Last month, we discussed Sherwood Partners, Inc., Assignee for the Benefit of Creditors of International Thinklink Corporation v. Lycos, Inc., 394 Fed11198 (9th Cir. 2005). In that case, the Ninth Circuit Court of Appeals, by a divided court, held that a state statute authorizing an assignee for the benefit of creditors to void a preferential transfer is preempted by the federal Bankruptcy Code. This month, we discuss the ruling in depth.
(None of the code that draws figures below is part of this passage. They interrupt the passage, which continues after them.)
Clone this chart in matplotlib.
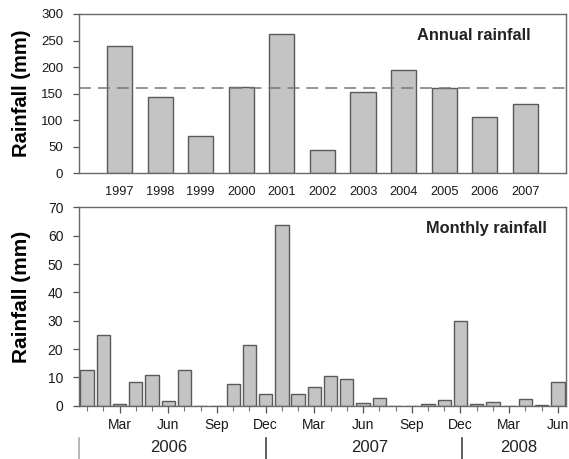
import numpy as np
import matplotlib
matplotlib.use("Agg")
import matplotlib.pyplot as plt
from matplotlib.transforms import blended_transform_factory

plt.rcParams['font.family'] = ['Liberation Sans', 'DejaVu Sans']

# annual totals
years = ['1997', '1998', '1999', '2000', '2001', '2002', '2003', '2004', '2005', '2006', '2007']
annual_mm = [240, 143, 69, 163, 263, 43.5, 152.5, 193.5, 160, 106, 131]
long_term_mean = 160

# monthly totals, Jan 2006 - Jun 2008
monthly_mm = [12.7, 25.0, 0.5, 8.4, 11.0, 1.8, 12.7, 0.0, 0.0, 7.7, 21.4, 4.1,
              63.9, 4.1, 6.7, 10.4, 9.5, 1.1, 2.7, 0.0, 0.0, 0.5, 1.9, 30.0,
              0.6, 1.3, 0.0, 2.2, 0.2, 8.2]
month_names = ['Jan', 'Feb', 'Mar', 'Apr', 'May', 'Jun',
               'Jul', 'Aug', 'Sep', 'Oct', 'Nov', 'Dec']
year_names = ['2006', '2007', '2008']

bar_face = '#c4c4c4'
bar_edge = '#5a5a5a'
spine_col = '#6a6a6a'

fig = plt.figure(figsize=(5.69, 4.59), dpi=100)
ax1 = fig.add_axes([0.1388, 0.623, 0.8559, 0.3465])
ax2 = fig.add_axes([0.1388, 0.1161, 0.8559, 0.4319])

for ax in (ax1, ax2):
    for s in ax.spines.values():
        s.set_color(spine_col)
        s.set_linewidth(1.0)
    ax.tick_params(colors='#555555', labelcolor='#1a1a1a', labelsize=9.5,
                   direction='out', width=0.9)
    ax.tick_params(axis='y', length=4.3, pad=7)

# --- annual ---
xa = np.arange(len(years))
ax1.bar(xa, annual_mm, width=0.62, color=bar_face, edgecolor=bar_edge, linewidth=1.0, zorder=2)
ax1.axhline(long_term_mean, color='#777777', lw=1.1, dashes=(7.8, 4.6), zorder=3)
ax1.set_xlim(-1.0, len(years))
ax1.set_ylim(0, 300)
ax1.set_yticks(np.arange(0, 301, 50))
ax1.set_xticks(xa)
ax1.set_xticklabels(years, fontsize=9.2)
ax1.tick_params(axis='x', length=0, pad=9)
ax1.set_ylabel('Rainfall (mm)', fontsize=14.5, fontweight='bold')
ax1.yaxis.set_label_coords(-0.098, 0.5)
fig.text(0.833, 0.9237, 'Annual rainfall', ha='center', va='center',
         fontsize=11.8, fontweight='bold', color='#222222')

# --- monthly ---
xm = np.arange(len(monthly_mm))
ax2.bar(xm, monthly_mm, width=0.82, color=bar_face, edgecolor=bar_edge, linewidth=1.0, zorder=2)
ax2.set_xlim(-0.5, len(monthly_mm) - 0.5)
ax2.set_ylim(0, 70)
ax2.set_yticks(np.arange(0, 71, 10))
major = [i for i in xm if i % 3 == 2]
ax2.set_xticks(major)
ax2.set_xticklabels([month_names[i % 12] for i in major], fontsize=10)
ax2.set_xticks(xm, minor=True)
ax2.tick_params(axis='x', which='major', length=5, pad=4)
ax2.tick_params(axis='x', which='minor', length=3.5, width=0.8, colors='#777777')
ax2.tick_params(axis='y', labelsize=10)
ax2.set_ylabel('Rainfall (mm)', fontsize=15, fontweight='bold')
ax2.yaxis.set_label_coords(-0.098, 0.551)
fig.text(0.855, 0.503, 'Monthly rainfall', ha='center', va='center',
         fontsize=11.8, fontweight='bold', color='#222222')

# year bands under the month axis
trans = blended_transform_factory(ax2.transData, ax2.transAxes)
for xsep, col in zip([-0.5, 11.05, 23.1], ['#aaaaaa', '#444444', '#444444']):
    ax2.plot([xsep, xsep], [-0.163, -0.28], transform=trans, color=col,
             lw=1.2, clip_on=False)
for xlab, name in zip([5.0, 17.4, 26.6], year_names):
    ax2.text(xlab, -0.213, name, transform=trans, ha='center', va='center',
             fontsize=12, color='#222222')

fig.savefig('out.png', dpi=100)
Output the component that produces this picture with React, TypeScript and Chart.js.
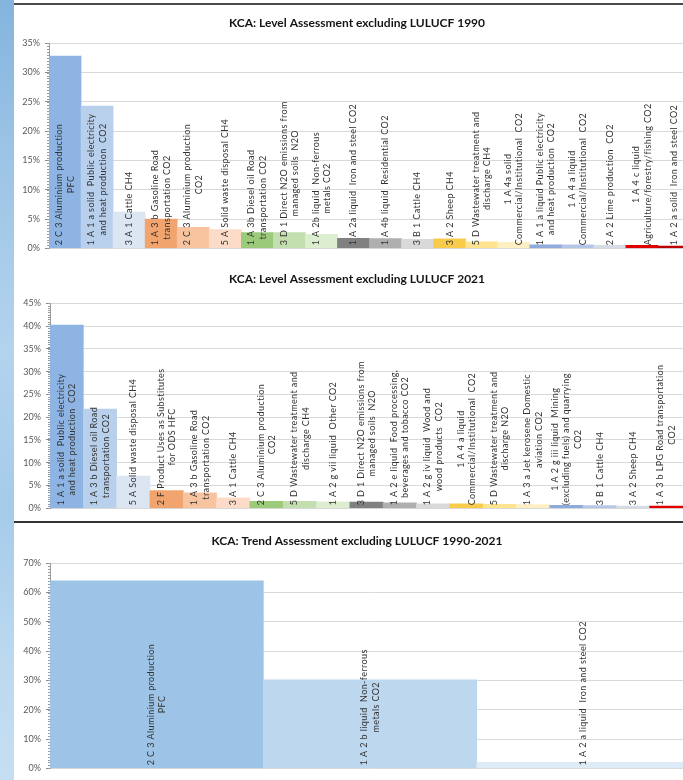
import React, { useEffect, useRef } from "react";
import { Chart, registerables } from "chart.js";

Chart.register(...registerables);

// ---------- Chart 1: Level Assessment 1990 ----------
const categories1990: string[][] = [
  ["2 C 3 Aluminium production", "PFC"],
  ["1 A 1 a solid  Public electricity", "and heat production  CO2"],
  ["3 A 1 Cattle CH4"],
  ["1 A 3 b Gasoline Road", "transportation CO2"],
  ["2 C 3 Aluminium production", "CO2"],
  ["5 A Solid waste disposal CH4"],
  ["1 A 3b Diesel oil Road", "transportation CO2"],
  ["3 D 1 Direct N2O emissions from", "managed soils  N2O"],
  ["1 A 2b liquid  Non-ferrous", "metals CO2"],
  ["1 A 2a liquid  Iron and steel CO2"],
  ["1 A 4b liquid  Residential CO2"],
  ["3 B 1 Cattle CH4"],
  ["3 A 2 Sheep CH4"],
  ["5 D Wastewater treatment and", "discharge CH4"],
  ["1 A 4a solid", "Commercial/Institutional  CO2"],
  ["1 A 1 a liquid Public electricity", "and heat production  CO2"],
  ["1 A 4 a liquid", "Commercial/Institutional  CO2"],
  ["2 A 2 Lime production  CO2"],
  ["1 A 4 c liquid", "Agriculture/forestry/fishing CO2"],
  ["1 A 2 a solid  Iron and steel CO2"],
];
const values1990: number[] = [
  32.8, 24.3, 6.2, 5.0, 3.6, 3.2, 2.7, 2.7, 2.4, 1.7, 1.65, 1.55, 1.6, 1.1, 1.0,
  0.6, 0.6, 0.5, 0.5, 0.4,
];
const colors1990: string[] = [
  "#8db4e2", "#b8d0ec", "#dce6f2",
  "#f2a46e", "#f8c4a0", "#fcdcc8",
  "#9bcb7a", "#c4dfaf", "#ddedd0",
  "#808080", "#afafaf", "#d9d9d9",
  "#f8cb4a", "#ffe38f", "#fff0c4",
  "#8faadc", "#b4c7e7", "#d6dce5",
  "#e00000", "#c00000",
];

// ---------- Chart 2: Level Assessment 2021 ----------
const categories2021: string[][] = [
  ["1 A 1 a solid  Public electricity", "and heat production  CO2"],
  ["1 A 3 b Diesel oil Road", "transportation CO2"],
  ["5 A Solid waste disposal CH4"],
  ["2 F Product Uses as Substitutes", "for ODS HFC"],
  ["1 A 3 b Gasoline Road", "transportation CO2"],
  ["3 A 1 Cattle CH4"],
  ["2 C 3 Aluminium production", "CO2"],
  ["5 D Wastewater treatment and", "discharge CH4"],
  ["1 A 2 g vii liquid  Other CO2"],
  ["3 D 1 Direct N2O emissions from", "managed soils  N2O"],
  ["1 A 2 e liquid  Food processing,", "beverages and tobacco CO2"],
  ["1 A 2 g iv liquid  Wood and", "wood products  CO2"],
  ["1 A 4 a liquid", "Commercial/Institutional  CO2"],
  ["5 D Wastewater treatment and", "discharge N2O"],
  ["1 A 3 a Jet kerosene Domestic", "aviation CO2"],
  ["1 A 2 g iii liquid  Mining", "(excluding fuels) and quarrying", "CO2"],
  ["3 B 1 Cattle CH4"],
  ["3 A 2 Sheep CH4"],
  ["1 A 3 b LPG Road transportation", "CO2"],
];
const values2021: number[] = [
  40.2, 21.8, 7.1, 3.9, 3.4, 2.3, 1.55, 1.55, 1.4, 1.35, 1.2, 1.0, 1.0, 0.85,
  0.8, 0.65, 0.6, 0.5, 0.5,
];
const colors2021: string[] = [
  "#8db4e2", "#b8d0ec", "#dce6f2",
  "#f2a46e", "#f8c4a0", "#fcdcc8",
  "#9bcb7a", "#c4dfaf", "#ddedd0",
  "#808080", "#afafaf", "#d9d9d9",
  "#f8cb4a", "#ffe38f", "#fff0c4",
  "#8faadc", "#b4c7e7", "#d6dce5",
  "#e00000",
];

// ---------- Chart 3: Trend Assessment 1990-2021 ----------
const categoriesTrend: string[][] = [
  ["2 C 3 Aluminium production", "PFC"],
  ["1 A 2 b liquid  Non-ferrous", "metals CO2"],
  ["1 A 2 a liquid  Iron and steel CO2"],
];
const valuesTrend: number[] = [64.0, 30.2, 2.0];
const colorsTrend: string[] = ["#9dc3e6", "#bdd7ee", "#ddebf7"];

const FONT = "Lato, 'Open Sans', sans-serif";

const titlePlugin = {
  id: "customTitle",
  afterDraw(chart: any, _args: any, opts: any) {
    const ctx = chart.ctx;
    ctx.save();
    ctx.font = `bold 12px ${FONT}`;
    ctx.fillStyle = "#151515";
    ctx.textAlign = "center";
    ctx.textBaseline = "middle";
    ctx.fillText(opts.text, opts.x, opts.y);
    ctx.restore();
  },
};

const barLabelPlugin = {
  id: "barLabels",
  afterDatasetsDraw(chart: any) {
    const ctx = chart.ctx;
    const meta = chart.getDatasetMeta(0);
    const y0 = chart.scales.y.getPixelForValue(0) - 3;
    const labels = chart.data.labels as string[][];
    ctx.save();
    ctx.font = `9px ${FONT}`;
    (ctx as any).letterSpacing = "0.4px";
    ctx.fillStyle = "#333333";
    ctx.textAlign = "center";
    ctx.textBaseline = "middle";
    const spacing = 11.5;
    meta.data.forEach((bar: any, i: number) => {
      const lines = labels[i];
      const maxW = Math.max(...lines.map((l) => ctx.measureText(l).width));
      ctx.save();
      ctx.translate(bar.x, y0);
      ctx.rotate(-Math.PI / 2);
      lines.forEach((line, j) => {
        const off = (j - (lines.length - 1) / 2) * spacing;
        ctx.fillText(line, maxW / 2, off);
      });
      ctx.restore();
    });
    ctx.restore();
  },
};

const minorTickPlugin = {
  id: "minorTicks",
  afterDraw(chart: any, _args: any, opts: any) {
    const ctx = chart.ctx;
    const y = chart.scales.y;
    const x = chart.chartArea.left;
    ctx.save();
    ctx.strokeStyle = "#9a9a9a";
    ctx.lineWidth = 1;
    ctx.beginPath();
    for (let v = 0; v <= y.max + 1e-9; v += opts.step) {
      const py = Math.round(y.getPixelForValue(v)) + 0.5;
      ctx.moveTo(x - 2, py);
      ctx.lineTo(x, py);
    }
    ctx.stroke();
    ctx.restore();
  },
};

type Cfg = {
  labels: string[][];
  values: number[];
  colors: string[];
  max: number;
  step: number;
  title: string;
  titleX: number;
  titleY: number;
  axisWidth: number;
};

function BarPanel(props: Cfg & { width: number; height: number; style: React.CSSProperties }) {
  const ref = useRef<HTMLCanvasElement>(null);
  useEffect(() => {
    if (!ref.current) return;
    const chart = new Chart(ref.current, {
      type: "bar",
      data: {
        labels: props.labels,
        datasets: [
          {
            data: props.values,
            backgroundColor: props.colors,
            borderWidth: 0,
            categoryPercentage: 1,
            barPercentage: 1,
          },
        ],
      },
      options: {
        responsive: false,
        animation: false,
        layout: { padding: { top: 43.3, bottom: 11.7, left: 0, right: 0 } },
        plugins: {
          legend: { display: false },
          tooltip: { enabled: false },
          title: { display: false },
          customTitle: { text: props.title, x: props.titleX, y: props.titleY },
          minorTicks: { step: props.step / 10 },
        } as any,
        scales: {
          x: {
            display: false,
            grid: { display: false },
          },
          y: {
            min: 0,
            max: props.max,
            afterFit: (s: any) => {
              s.width = props.axisWidth;
            },
            ticks: {
              stepSize: props.step,
              padding: 5,
              color: "#595959",
              font: { family: FONT, size: 9 },
              callback: (v: any) => `${v}%`,
            },
            grid: {
              color: "#d9d9d9",
              tickColor: "#8a8a8a",
              tickLength: 4,
              drawTicks: true,
            },
            border: { display: true, color: "#9a9a9a", width: 1 },
          },
        },
      },
      plugins: [titlePlugin, barLabelPlugin, minorTickPlugin],
    });
    return () => chart.destroy();
  }, []);
  return (
    <canvas
      ref={ref}
      width={props.width}
      height={props.height}
      style={{ position: "absolute", width: props.width, height: props.height, ...props.style }}
    />
  );
}

export default function App() {
  return (
    <div
      style={{
        position: "absolute",
        left: 0,
        top: 0,
        width: 683,
        height: 780,
        overflow: "hidden",
        background: "#ffffff",
      }}
    >
      <div
        style={{
          position: "absolute",
          left: 0,
          top: 0,
          width: 14,
          height: 780,
          background:
            "linear-gradient(180deg, #84b4dd 0%, #9cc4e6 20%, #b3d3ee 45%, #a5cbea 65%, #bcd9f0 85%, #c6def2 100%)",
        }}
      />
      <BarPanel
        labels={categories1990}
        values={values1990}
        colors={colors1990}
        max={35}
        step={5}
        title="KCA: Level Assessment excluding LULUCF 1990"
        titleX={343}
        titleY={23}
        axisWidth={35}
        width={676}
        height={260}
        style={{ left: 14, top: 0 }}
      />
      <BarPanel
        labels={categories2021}
        values={values2021}
        colors={colors2021}
        max={45}
        step={5}
        title="KCA: Level Assessment excluding LULUCF 2021"
        titleX={343}
        titleY={19.5}
        axisWidth={36}
        width={669}
        height={260}
        style={{ left: 14, top: 260 }}
      />
      <BarPanel
        labels={categoriesTrend}
        values={valuesTrend}
        colors={colorsTrend}
        max={70}
        step={10}
        title="KCA: Trend Assessment excluding LULUCF 1990-2021"
        titleX={343}
        titleY={20.7}
        axisWidth={36}
        width={676}
        height={260}
        style={{ left: 14, top: 520 }}
      />
      <div style={{ position: "absolute", left: 14, top: 3, width: 669, height: 2, background: "#4a4a4a" }} />
      <div style={{ position: "absolute", left: 14, top: 521, width: 669, height: 2, background: "#333333" }} />
    </div>
  );
}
The Ninth Circuit's Decision

The Ninth Circuit majority based its ruling that Cal. Civ. Proc. Code ' 1800 (C.C.P. ' 1800) is preempted by federal bankruptcy law on the holding that “statutes that give state assignees or trustees avoidance powers beyond those that may be exercised by individual creditors trench too close upon the exercise of the federal bankruptcy power.” Sherwood, 394 F.3d at 1205. The Ninth Circuit majority's opinion is also based on its holding that, like state discharge laws that intrude upon federal bankruptcy law, “state statutes that implicate the federal bankruptcy law's other major goal, namely equitable distribution,” are preempted. See Sherwood, 394 F.3d at 1203. The Ninth Circuit majority's theory is that any state law that advances a goal of the federal bankruptcy law is necessarily preempted. The majority reasoned that because the federal bankruptcy law preempts state statutes that discharge the debtor from debt in furtherance of the bankruptcy fresh start goal, a state statute for voiding preferential transfers must also be preempted by the federal law because both further the goal of equitable distribution to creditors. See Sherwood, 394 F.3d at 1203-05.